- **Exercise brief**
Exactly as written, set down the lines from the top of the entries through the line bearing "W, H = 558, 313", with every picture left out.

Records from a dataset
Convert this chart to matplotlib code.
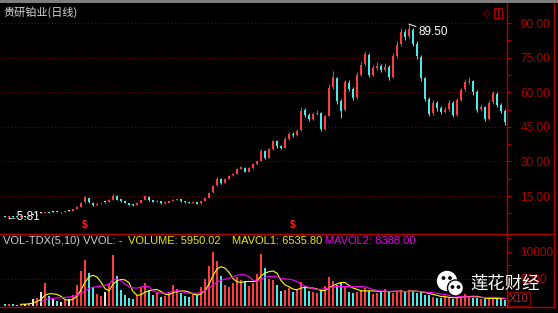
import numpy as np
import pandas as pd
import matplotlib
matplotlib.use("Agg")
import matplotlib.pyplot as plt
import matplotlib.patches as mpatches

W, H = 558, 313

# daily candles (price in yuan), volume in x10 lots
opens = [6.3, 6.0, 6.2, 6.1, 6.0, 6.1, 6.2, 6.9, 7.0, 7.7,
         7.8, 8.0, 8.2, 8.1, 7.9, 8.0, 8.6, 8.7, 9.3, 10.4,
         12.2, 14.0, 12.0, 11.0, 11.8, 12.3, 12.4, 13.3, 15.0, 13.5,
         12.9, 12.0, 11.3, 11.1, 12.0, 13.2, 14.6, 13.2, 12.6, 12.9,
         11.9, 12.1, 12.8, 13.3, 13.6, 12.8, 12.2, 12.0, 12.3, 11.8,
         12.8, 14.1, 16.6, 19.6, 22.3, 20.8, 22.4, 23.9, 24.6, 26.9,
         27.3, 25.6, 27.0, 28.9, 30.3, 34.3, 31.6, 35.3, 38.7, 36.6,
         36.0, 39.9, 42.1, 41.5, 43.5, 52.2, 50.0, 48.3, 50.6, 51.0,
         44.2, 49.8, 62.3, 66.0, 56.0, 52.3, 64.2, 61.5, 57.8, 67.6,
         72.3, 76.0, 67.6, 70.6, 71.5, 69.6, 71.0, 66.8, 75.6, 80.7,
         86.2, 84.2, 87.0, 81.0, 75.3, 66.0, 57.0, 50.8, 55.3, 53.0,
         51.6, 52.6, 55.3, 50.2, 56.6, 61.2, 64.6, 64.8, 60.0, 52.6,
         53.4, 48.6, 55.6, 59.4, 54.5, 52.0]
closes = [6.0, 6.2, 6.1, 6.0, 6.2, 6.1, 6.5, 6.9, 7.3, 7.7,
          8.0, 7.8, 8.2, 8.0, 7.9, 8.3, 8.6, 9.2, 10.3, 12.0,
          14.6, 12.2, 11.0, 11.6, 12.0, 12.3, 13.2, 15.2, 13.4, 12.8,
          12.0, 11.3, 11.0, 12.0, 13.2, 14.8, 13.2, 12.6, 13.0, 11.9,
          12.1, 12.8, 13.3, 13.6, 12.8, 12.2, 12.0, 12.3, 11.7, 12.8,
          14.0, 16.5, 19.5, 22.5, 20.8, 22.4, 23.8, 24.5, 26.8, 27.4,
          25.6, 27.0, 28.8, 30.2, 34.5, 31.5, 35.2, 38.8, 36.5, 36.0,
          39.8, 42.0, 41.5, 43.2, 52.0, 50.0, 48.2, 50.5, 51.2, 44.0,
          49.5, 62.0, 66.5, 56.0, 52.0, 64.5, 61.5, 57.5, 67.5, 72.0,
          76.5, 67.5, 70.5, 71.5, 69.5, 71.0, 66.5, 75.5, 80.5, 86.0,
          84.0, 87.5, 81.0, 75.5, 66.0, 57.0, 50.5, 55.5, 53.0, 51.5,
          52.5, 55.5, 50.0, 56.5, 61.0, 64.5, 65.0, 60.0, 52.5, 53.5,
          48.5, 55.5, 59.5, 54.5, 52.0, 47.0]
highs = [6.4, 6.3, 6.3, 6.2, 6.3, 6.3, 6.6, 7.1, 7.4, 7.9,
         8.2, 8.1, 8.4, 8.3, 8.1, 8.4, 8.8, 9.4, 10.5, 12.3,
         15.2, 14.3, 12.2, 11.8, 12.3, 12.6, 13.5, 15.8, 15.3, 13.7,
         13.0, 12.1, 11.5, 12.2, 13.4, 15.2, 14.8, 13.4, 13.2, 13.0,
         12.3, 13.0, 13.5, 13.9, 13.7, 12.9, 12.4, 12.5, 12.4, 13.0,
         14.2, 16.8, 19.9, 23.2, 22.8, 22.8, 24.2, 25.0, 27.3, 28.0,
         27.6, 27.4, 29.3, 30.8, 35.2, 34.8, 35.8, 39.5, 39.2, 37.2,
         40.5, 42.8, 42.9, 44.0, 53.5, 53.0, 50.8, 51.3, 52.2, 51.5,
         50.3, 63.5, 69.0, 66.8, 57.0, 65.5, 65.2, 62.2, 68.8, 73.5,
         78.0, 76.8, 71.8, 73.0, 72.4, 72.5, 71.6, 77.0, 82.0, 87.8,
         87.5, 89.5, 88.0, 82.0, 76.0, 66.8, 57.8, 56.5, 56.2, 54.0,
         53.5, 56.5, 56.0, 57.5, 62.0, 65.8, 66.8, 65.5, 60.8, 54.8,
         54.0, 56.5, 60.5, 60.0, 55.3, 52.8]
lows = [5.81, 5.9, 6.0, 5.9, 5.9, 6.0, 6.1, 6.7, 6.9, 7.5,
        7.7, 7.6, 8.0, 7.9, 7.7, 7.9, 8.4, 8.6, 9.2, 10.3,
        12.0, 12.0, 10.8, 10.9, 11.6, 12.0, 12.3, 13.2, 13.2, 12.6,
        11.8, 11.1, 10.8, 11.0, 11.9, 13.1, 13.0, 12.4, 12.4, 11.7,
        11.7, 12.0, 12.7, 13.2, 12.6, 12.0, 11.8, 11.9, 11.5, 11.7,
        12.7, 14.0, 16.4, 19.4, 20.4, 20.6, 22.2, 23.5, 24.4, 26.5,
        25.2, 25.4, 26.8, 28.6, 30.0, 31.0, 31.3, 35.0, 36.0, 35.4,
        35.8, 39.5, 40.8, 41.0, 43.2, 49.2, 47.5, 47.8, 50.0, 43.0,
        43.8, 49.5, 61.5, 55.0, 49.0, 52.0, 60.5, 56.5, 57.2, 67.0,
        71.5, 66.5, 67.0, 69.8, 68.8, 69.0, 65.5, 66.2, 75.0, 80.2,
        82.5, 83.5, 80.0, 74.5, 65.0, 56.0, 49.5, 50.0, 52.0, 50.5,
        50.8, 52.0, 49.2, 49.8, 56.0, 60.5, 63.5, 59.0, 51.5, 51.8,
        47.5, 48.0, 55.0, 53.5, 51.0, 46.0]
volumes = [300, 350, 300, 250, 400, 350, 600, 1200, 1500, 2500,
           4200, 1800, 1200, 900, 800, 1100, 1300, 2000, 3800, 6500,
           8400, 6000, 3500, 2200, 1800, 2500, 4000, 9400, 5500, 3000,
           2000, 1500, 1300, 2000, 3500, 4300, 3000, 2000, 2300, 1700,
           1800, 2600, 3800, 3200, 2400, 1800, 1600, 2200, 2000, 3500,
           5000, 7400, 9900, 8200, 5500, 3800, 3500, 4200, 5300, 4800,
           4600, 3600, 4200, 5800, 9500, 7000, 5000, 4800, 3800, 2800,
           3000, 3300, 2600, 3200, 4400, 3600, 2800, 2500, 2300, 3000,
           3600, 5300, 4600, 3800, 4300, 3500, 2600, 2300, 2600, 3000,
           3300, 2700, 2200, 2400, 2800, 3200, 2500, 2400, 2600, 2900,
           2600, 3000, 2700, 2300, 2500, 2000, 2100, 1700, 1500, 1400,
           1800, 1600, 1300, 1500, 1900, 2200, 1800, 1500, 1400, 1200,
           1300, 1600, 1500, 1300, 1200, 1100]

price_ticks = [15, 30, 45, 60, 75, 90]
price_labels = ["15.00", "30.00", "45.00", "60.00", "75.00", "90.00"]
vol_ticks = [5000, 10000]
vol_labels = ["5000", "10000"]
dividend_days = [20, 72]

title = "贵研铂业(日线)"
vol_head = "VOL-TDX(5,10) VVOL: -"
vol_text = "VOLUME: 5950.02"
ma1_text = "MAVOL1: 6535.80"
ma2_text = "MAVOL2: 8388.00"

RED_UP = "#ff3c3c"
CYAN_DN = "#45eaea"
DOJI = "#e6e6e6"
AXRED = "#b00000"
LBL = ["Liberation Sans", "DejaVu Sans"]
CJK = ["Noto Sans CJK SC", "DejaVu Sans"]


def px(x, y):
    return x / W, 1 - y / H


def candle_colors(o, c):
    cols = []
    for a, b in zip(o, c):
        if b > a:
            cols.append(RED_UP)
        elif b < a:
            cols.append(CYAN_DN)
        else:
            cols.append(DOJI)
    return cols


o = np.array(opens); c = np.array(closes)
hi = np.array(highs); lo = np.array(lows)
vol = np.array(volumes)
idx = np.arange(len(o))
cols = candle_colors(o, c)

fig = plt.figure(figsize=(W / 100, H / 100), dpi=100, facecolor="black")

# ---- price panel
ax = fig.add_axes([1 / W, 1 - 233 / H, 506 / W, 230 / H], facecolor="black")
ax.set_xlim(-1, 125.5)
ax.set_ylim(90 - 210 / 2.307, 90 + 20 / 2.307)
for p in price_ticks:
    ax.axhline(p, color="#7a0000", lw=0.8, ls=(0, (1, 2)), zorder=1)
ax.vlines(idx, lo, hi, colors=cols, lw=0.7, zorder=2)
body_lo = np.minimum(o, c)
body_h = np.maximum(np.abs(c - o), 0.35)
ax.bar(idx, body_h, bottom=body_lo, width=0.62, color=cols, lw=0, zorder=3)

imin = int(np.argmin(lo)); imax = int(np.argmax(hi))
ax.text(imin + 0.2, lo[imin], "\u2190" + "%.2f" % lo[imin], color="white",
        fontsize=8.5, family=LBL, ha="left", va="center", zorder=5)
ax.annotate("%.2f" % hi[imax], xy=(imax, hi[imax]), xytext=(7, -6),
            textcoords="offset points", color="white", fontsize=8.5,
            family=LBL, ha="left", va="center",
            arrowprops=dict(arrowstyle="-", color="white", lw=0.7,
                            shrinkA=0, shrinkB=0))
for d in dividend_days:
    ax.text(d, 2.4, "$", color="#ff2020", fontsize=7, fontweight="bold",
            family=LBL, ha="center", va="center")

ax.yaxis.tick_right()
ax.set_yticks(price_ticks)
ax.set_yticklabels(price_labels)
ax.set_yticks([p + 7.5 for p in [0] + price_ticks[:-1]], minor=True)
ax.tick_params(axis="y", which="both", colors=AXRED, length=3, width=0.8,
               pad=6.5, labelsize=8.5)
for t in ax.get_yticklabels():
    t.set_family(LBL)
ax.set_xticks([])
for s in ax.spines.values():
    s.set_visible(False)

# ---- volume panel
av = fig.add_axes([1 / W, 1 - 306 / H, 506 / W, 72 / H], facecolor="black")
av.set_xlim(-1, 125.5)
av.set_ylim(0, 72 / 54.5 * 10000)
av.axhline(5000, color="#7a0000", lw=0.8, ls=(0, (1, 2)), zorder=1)
av.bar(idx, vol, width=0.7, color=cols, lw=0, zorder=2)
ma5 = pd.Series(vol).rolling(5).mean()
ma10 = pd.Series(vol).rolling(10).mean()
av.plot(idx, ma5, color="#ffff00", lw=0.8, zorder=3)
av.plot(idx, ma10, color="#ff00ff", lw=0.8, zorder=3)
av.yaxis.tick_right()
av.set_yticks(vol_ticks)
av.set_yticklabels(vol_labels)
av.set_yticks([2500, 7500, 12500], minor=True)
av.tick_params(axis="y", which="both", colors=AXRED, length=3, width=0.8,
               pad=6.5, labelsize=8.5)
for t in av.get_yticklabels():
    t.set_family(LBL)
av.set_xticks([])
for s in av.spines.values():
    s.set_visible(False)

# ---- frame, headers and watermark
ov = fig.add_axes([0, 0, 1, 1], facecolor="none")
ov.set_xlim(0, W); ov.set_ylim(H, 0); ov.axis("off")
ov.add_patch(mpatches.Rectangle((0, 0), W, 3, color="#7d7d7d", lw=0))
ov.plot([507, 507], [3, 307], color=AXRED, lw=1)
ov.plot([554, 554], [3, 307], color=AXRED, lw=1)
ov.plot([0, 554], [233.5, 233.5], color=AXRED, lw=1)
ov.plot([0, 554], [307, 307], color=AXRED, lw=1)
ov.add_patch(mpatches.Rectangle((508, 292), 22, 14, fill=False,
                                ec="#800000", lw=0.8))
ov.text(519, 299.5, "X10", color="#a83030", fontsize=8, family=LBL,
        ha="center", va="center")
ov.text(487, 13, "\u25c7", color=AXRED, fontsize=7, family=["DejaVu Sans"],
        ha="center", va="center")
ov.add_patch(mpatches.Rectangle((494, 8), 8, 10, fill=False, ec=AXRED, lw=0.8))
ov.plot([498, 498], [8, 18], color=AXRED, lw=0.8)

ov.text(3, 12, title, color="#d8d8d8", fontsize=8, family=CJK,
        ha="left", va="center")
ov.text(3, 241, vol_head, color="#d0d0d0", fontsize=8, family=LBL,
        ha="left", va="center")
ov.text(128, 241, vol_text, color="#e8e800", fontsize=8, family=LBL,
        ha="left", va="center")
ov.text(232, 241, ma1_text, color="#e8e800", fontsize=8, family=LBL,
        ha="left", va="center")
ov.text(325, 241, ma2_text, color="#e000e0", fontsize=8, family=LBL,
        ha="left", va="center")

# wechat-like bubbles + account name
ov.add_patch(mpatches.Circle((447, 281), 9.5, color="white", zorder=10))
ov.add_patch(mpatches.Circle((455.5, 288), 8, fc="white", ec="black",
                             lw=1, zorder=11))
for ex, ey, z in [(443.5, 278, 12), (450, 278, 12), (452.5, 287, 12), (458.5, 287, 12)]:
    ov.add_patch(mpatches.Circle((ex, ey), 1.2, color="black", zorder=z))
ov.text(470, 284, "莲花财经", color="white", fontsize=12.5, family=CJK,
        ha="left", va="center", zorder=12)

fig.savefig("out.png", dpi=100, facecolor="black")
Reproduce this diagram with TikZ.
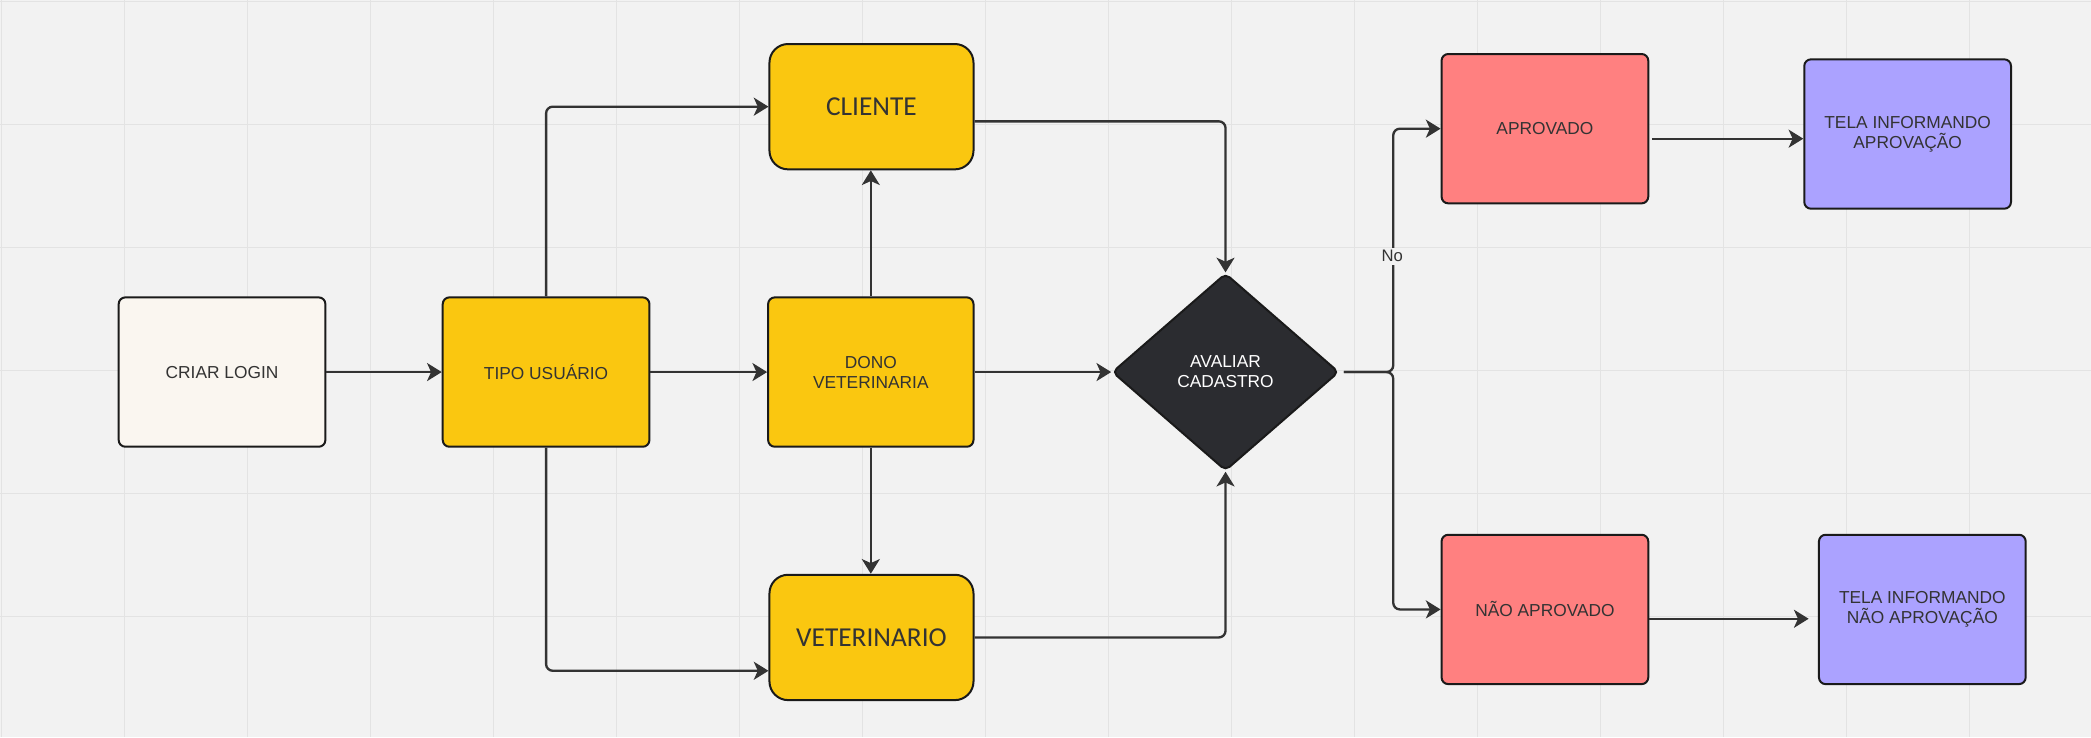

- **Task output**
Convert this chart to matplotlib code.
import numpy as np
import pandas as pd
import matplotlib
matplotlib.use("Agg")
import matplotlib.pyplot as plt
import matplotlib.patches as mpatches

W, H = 558, 313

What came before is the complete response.